Tout ce petit monde est relié à Ferida et tous sont poursuivis par Valenti, cabotin qui s’enferme dans la drogue et son rôle de provocateur. Pour pouvoir construire le film tel qu’il est, se libérer des contraintes, l’Histoire est ajustée jusque dans ses parties les plus claires. Ferida et Valenti, par exemple, ne se sont pas du tout rencontrés comme le raconte le film. Mais peu importe, le défaut qui irradie Une histoire italienne est le sentiment comme lien qui ne parvient ni à dominer suffisamment, ni à se plier au scénario. Pour parcourir une période courte mais dense en 2h28, le film aurait pu se résumer en une suite très linéaire de scènes, cousues de longs noirs.
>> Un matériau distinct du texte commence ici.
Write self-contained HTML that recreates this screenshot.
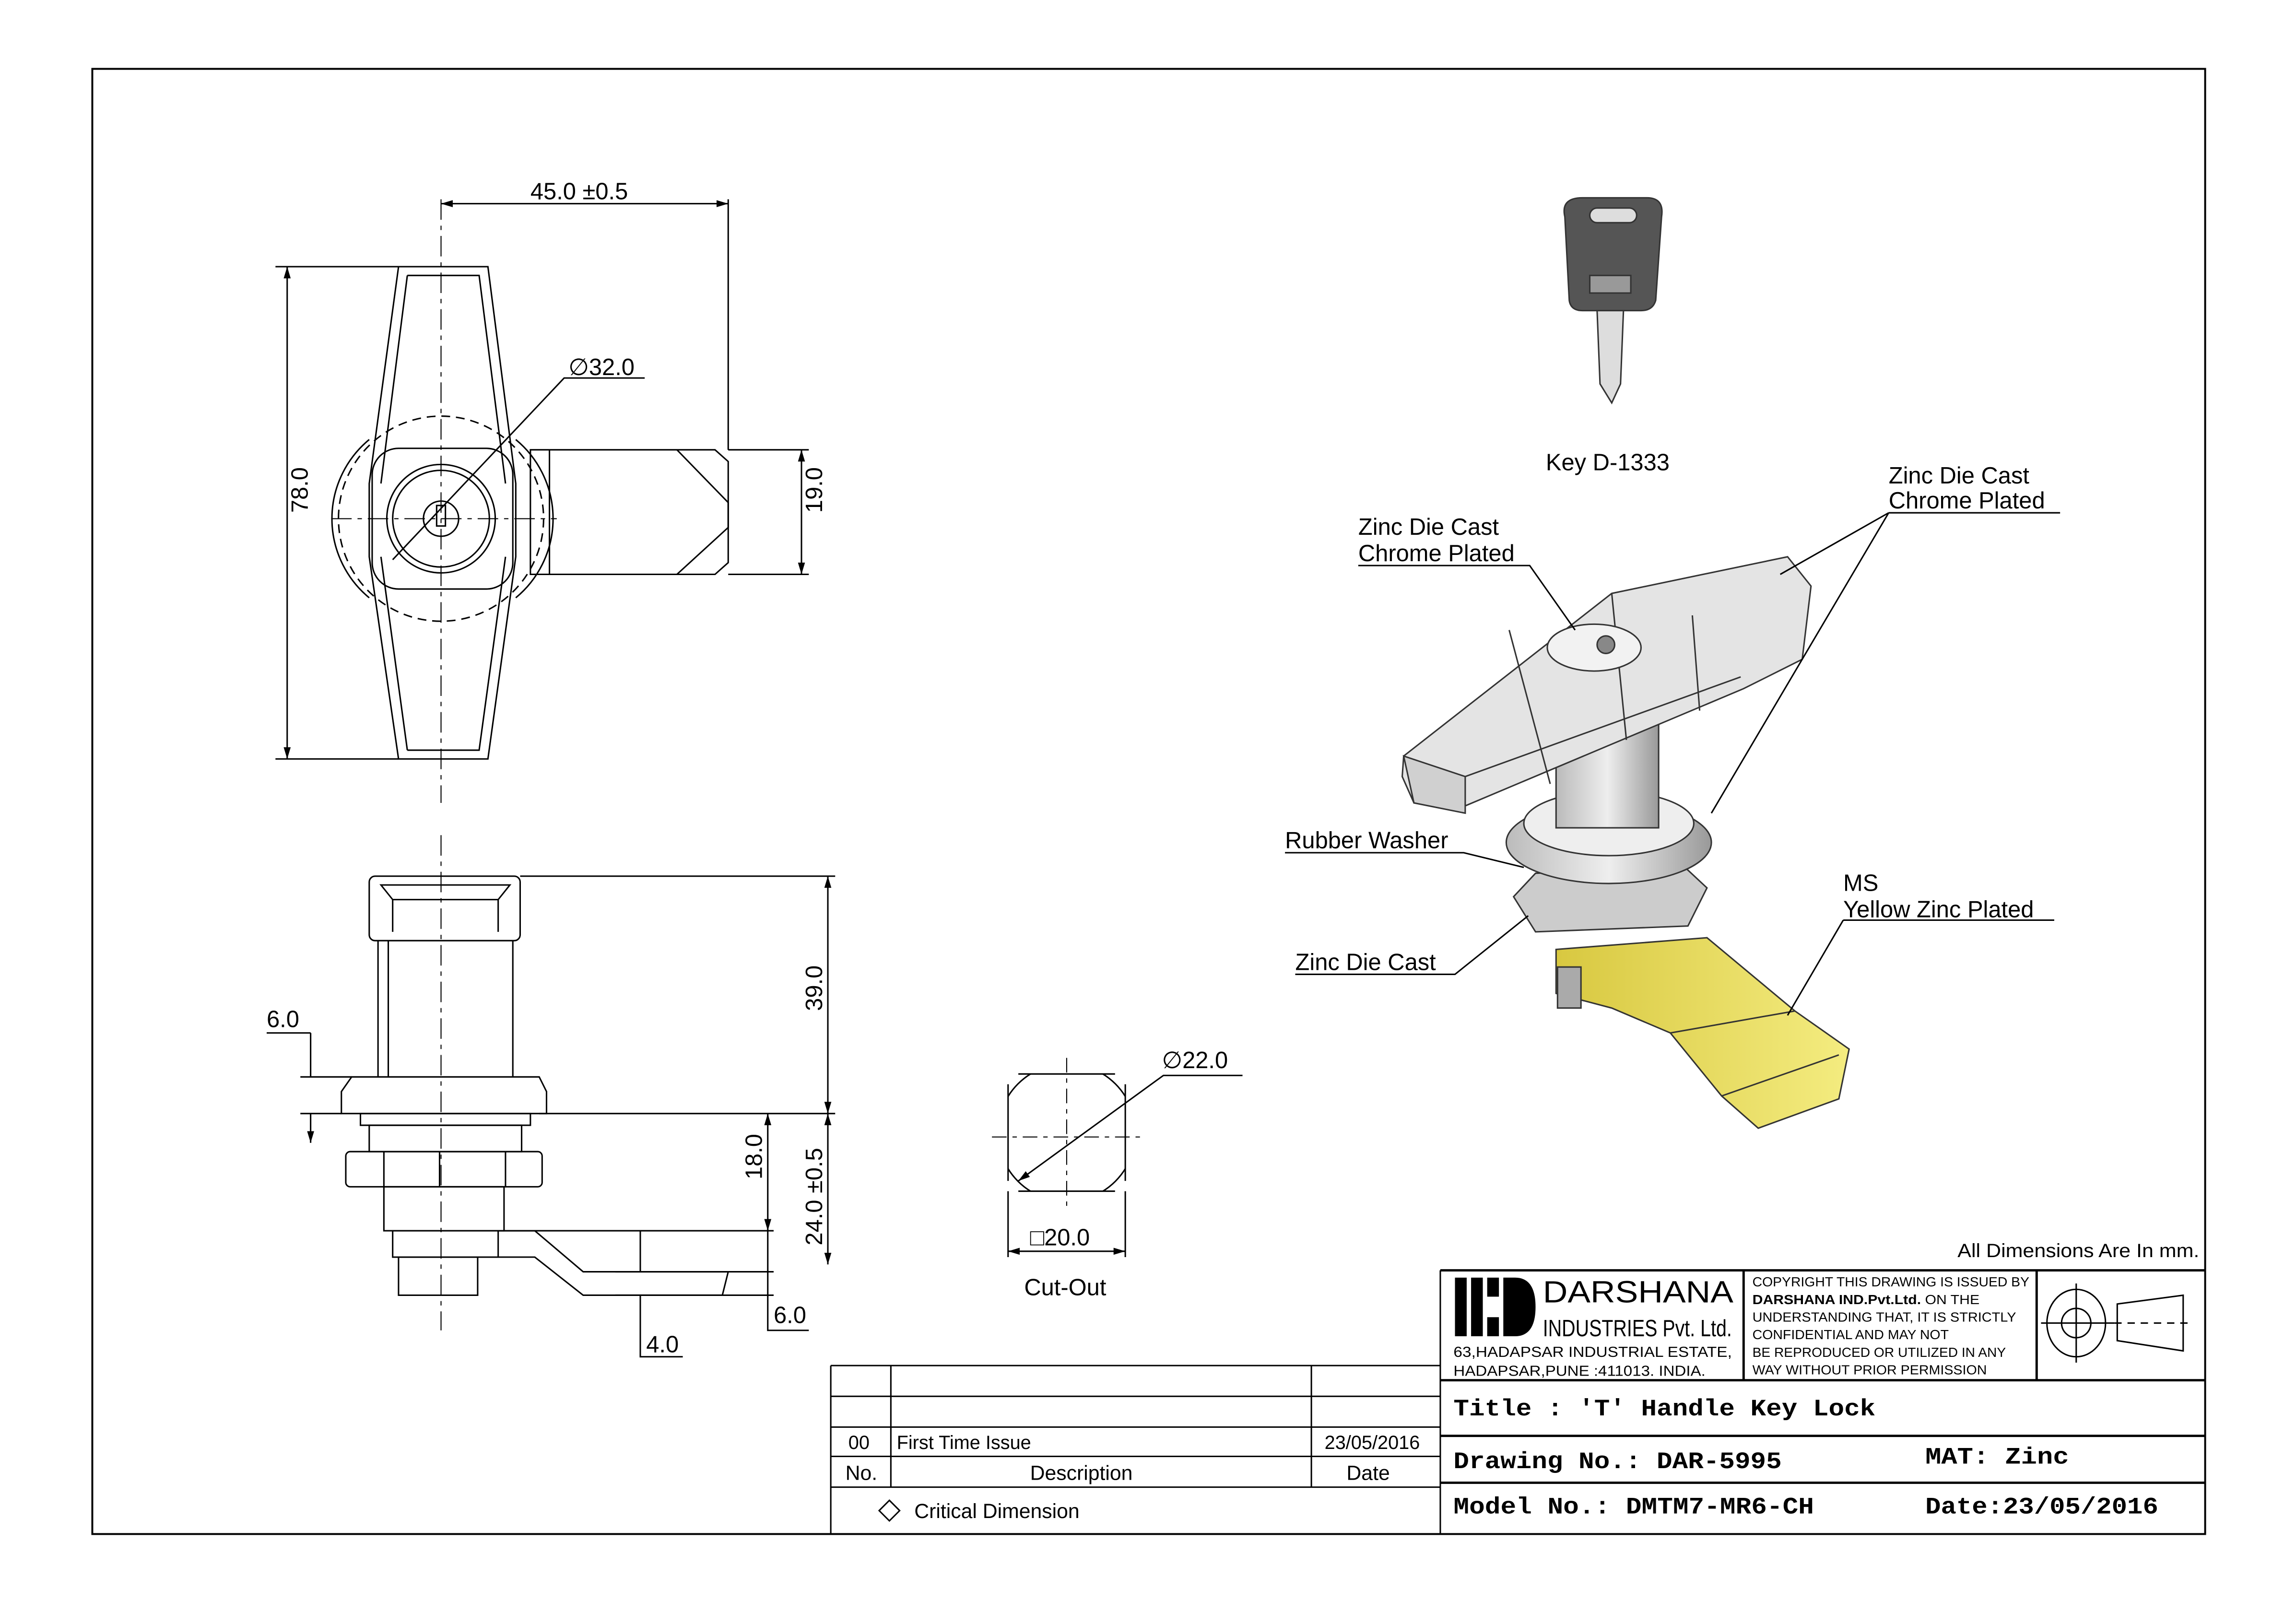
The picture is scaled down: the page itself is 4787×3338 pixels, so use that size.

Pour éviter ça et dynamiser l’ensemble, il est truffé de flash-backs et de sauts dans le temps. Visiblement, Giordana s’est empêtré dans la bonne idée de raconter une histoire qu’il suit depuis de nombreuses années et dans la joie de s’étaler – un peu – dans le tape à l’œil. Bellucci alterne deux jeux, femme fatale qui aime à se laisser dominer et épouse fataliste qui essaie de tout dominer : pleurs, soupirs et râles. Grâce à l’histoire, en plus des scènes de sexe sans érotisme (ni fines suggestions ni franche vision), Giordana glisse de faciles clins d’œil aux jeunes du néo-réalisme, dissimule son voyeurisme derrière celui de Valenti qui ne peut s’empêcher de filmer les prisonniers torturés, fait du passé un bâtard, illusoirement vivant et décousu. Dommage, car ce retour intriguait, et sans limiter autant les risques d’un tel sujet par une forme vainement dynamique, Une histoire italienne aurait pu agréablement surprendre.